TASK REQUIREMENTS: Show every line that has the string "this" in it.

SOURCE RECORDS:
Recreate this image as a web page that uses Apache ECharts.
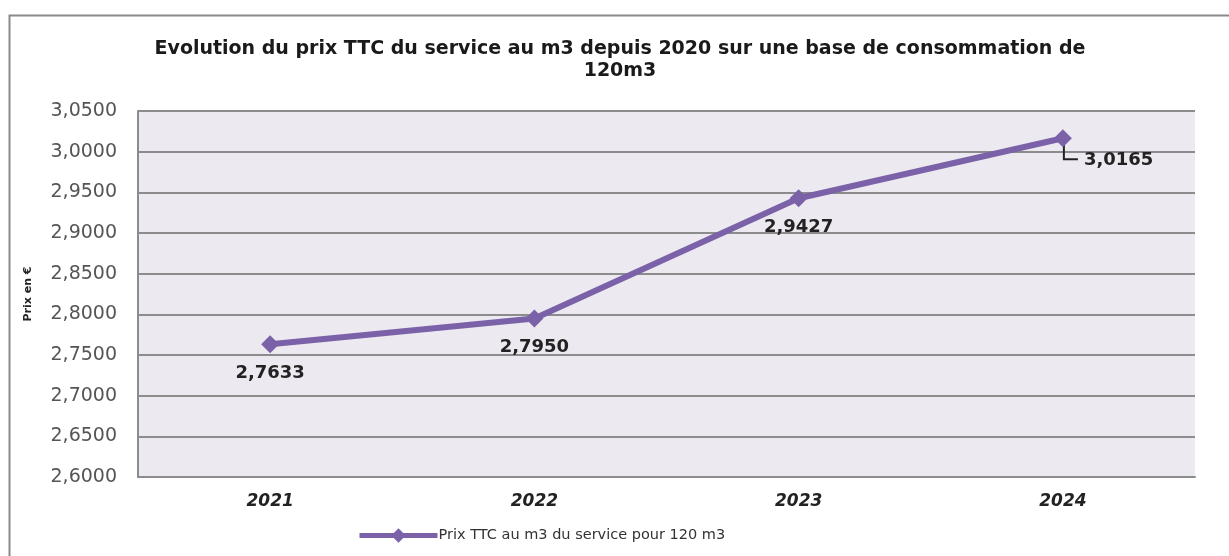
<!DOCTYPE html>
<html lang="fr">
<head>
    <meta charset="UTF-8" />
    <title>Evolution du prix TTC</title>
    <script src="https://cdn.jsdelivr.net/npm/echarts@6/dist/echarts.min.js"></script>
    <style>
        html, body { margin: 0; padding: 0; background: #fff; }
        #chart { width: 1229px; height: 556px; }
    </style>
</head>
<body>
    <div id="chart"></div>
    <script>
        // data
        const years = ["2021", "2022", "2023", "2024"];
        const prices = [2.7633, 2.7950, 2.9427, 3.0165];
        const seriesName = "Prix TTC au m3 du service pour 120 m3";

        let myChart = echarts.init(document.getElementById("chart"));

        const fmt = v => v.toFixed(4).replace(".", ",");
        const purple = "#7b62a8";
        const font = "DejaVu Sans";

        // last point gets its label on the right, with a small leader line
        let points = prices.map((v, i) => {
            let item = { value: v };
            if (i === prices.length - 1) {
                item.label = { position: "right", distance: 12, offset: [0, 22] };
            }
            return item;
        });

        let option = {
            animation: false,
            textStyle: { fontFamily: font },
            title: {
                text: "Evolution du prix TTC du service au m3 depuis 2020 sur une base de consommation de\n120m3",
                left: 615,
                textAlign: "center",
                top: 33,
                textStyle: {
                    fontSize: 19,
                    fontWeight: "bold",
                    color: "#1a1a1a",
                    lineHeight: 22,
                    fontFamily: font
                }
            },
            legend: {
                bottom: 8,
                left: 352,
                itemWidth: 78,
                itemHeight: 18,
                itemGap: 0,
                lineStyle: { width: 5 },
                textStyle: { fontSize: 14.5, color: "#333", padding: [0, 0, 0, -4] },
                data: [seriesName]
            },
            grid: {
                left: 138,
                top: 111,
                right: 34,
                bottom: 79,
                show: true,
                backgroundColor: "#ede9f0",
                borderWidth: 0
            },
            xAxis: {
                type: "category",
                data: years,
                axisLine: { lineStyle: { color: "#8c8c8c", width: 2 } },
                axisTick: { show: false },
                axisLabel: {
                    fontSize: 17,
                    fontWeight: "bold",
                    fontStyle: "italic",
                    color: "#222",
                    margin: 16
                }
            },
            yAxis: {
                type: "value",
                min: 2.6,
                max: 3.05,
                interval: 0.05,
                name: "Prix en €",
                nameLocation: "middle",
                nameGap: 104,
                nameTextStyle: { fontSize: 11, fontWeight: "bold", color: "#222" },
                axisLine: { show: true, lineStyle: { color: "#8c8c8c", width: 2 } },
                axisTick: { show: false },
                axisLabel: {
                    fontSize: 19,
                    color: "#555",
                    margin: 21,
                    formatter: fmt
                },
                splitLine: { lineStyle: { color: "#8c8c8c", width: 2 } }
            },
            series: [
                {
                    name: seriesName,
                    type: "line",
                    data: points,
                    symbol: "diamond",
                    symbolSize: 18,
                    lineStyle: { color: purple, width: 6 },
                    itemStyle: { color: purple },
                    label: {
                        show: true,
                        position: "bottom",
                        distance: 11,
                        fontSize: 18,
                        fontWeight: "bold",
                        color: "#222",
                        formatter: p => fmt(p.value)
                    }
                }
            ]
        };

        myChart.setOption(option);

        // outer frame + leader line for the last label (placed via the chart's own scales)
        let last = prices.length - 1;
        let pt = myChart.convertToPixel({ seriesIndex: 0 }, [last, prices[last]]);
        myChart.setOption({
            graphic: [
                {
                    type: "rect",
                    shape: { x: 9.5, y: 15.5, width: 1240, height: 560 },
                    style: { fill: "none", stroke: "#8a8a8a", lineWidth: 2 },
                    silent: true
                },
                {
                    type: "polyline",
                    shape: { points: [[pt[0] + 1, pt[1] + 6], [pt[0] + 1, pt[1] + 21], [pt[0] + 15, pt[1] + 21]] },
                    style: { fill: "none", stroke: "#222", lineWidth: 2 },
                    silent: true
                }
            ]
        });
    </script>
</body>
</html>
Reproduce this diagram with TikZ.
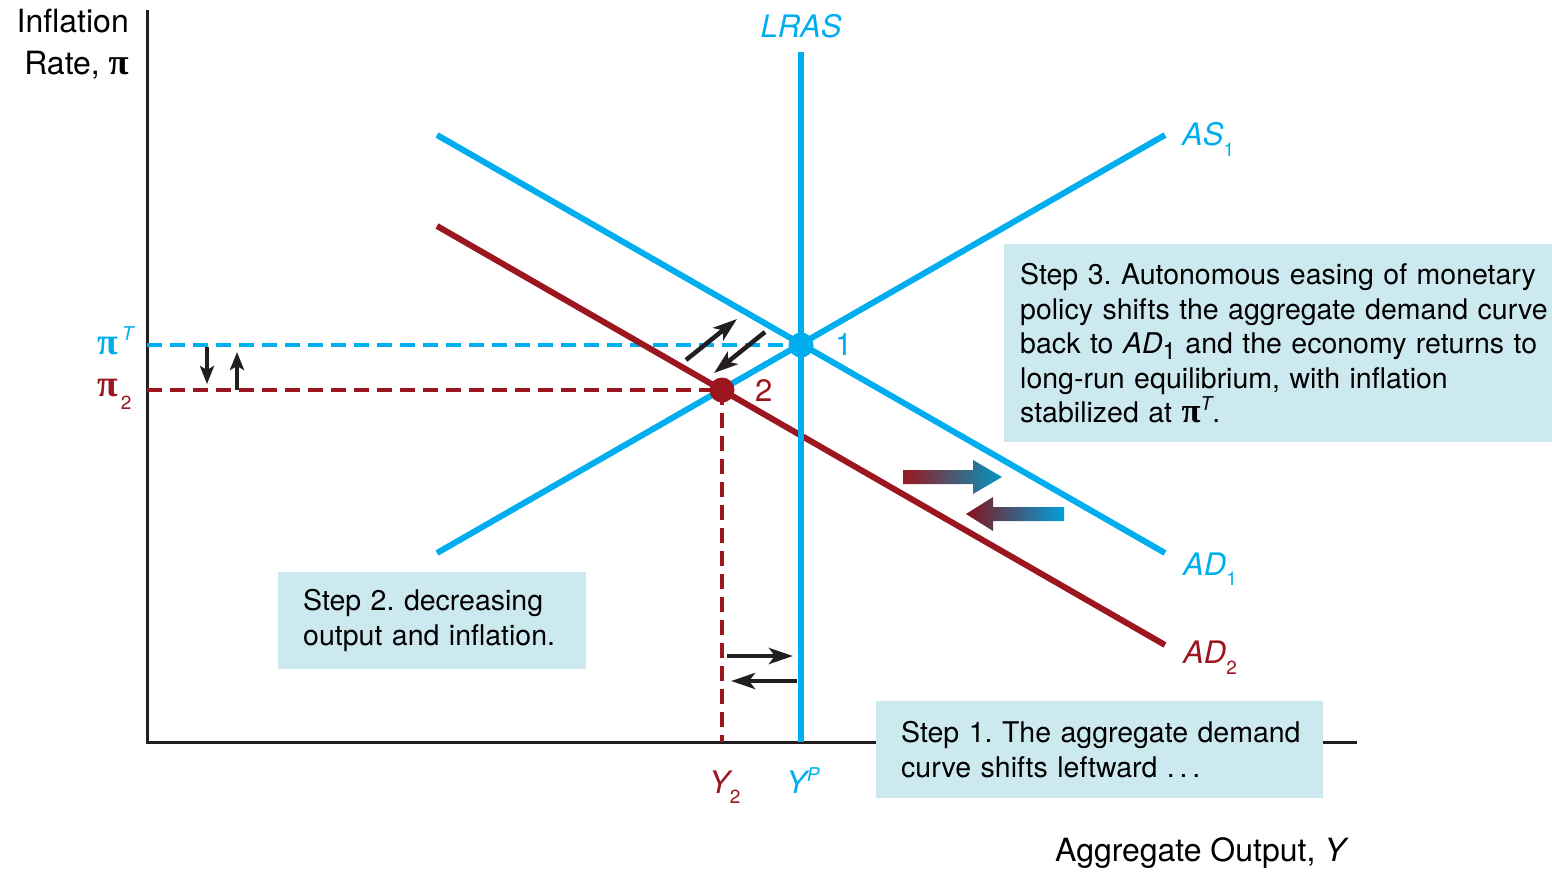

SOLUTION:
Recreate this image as a web page that uses Apache ECharts.
Reproduce this diagram with TikZ.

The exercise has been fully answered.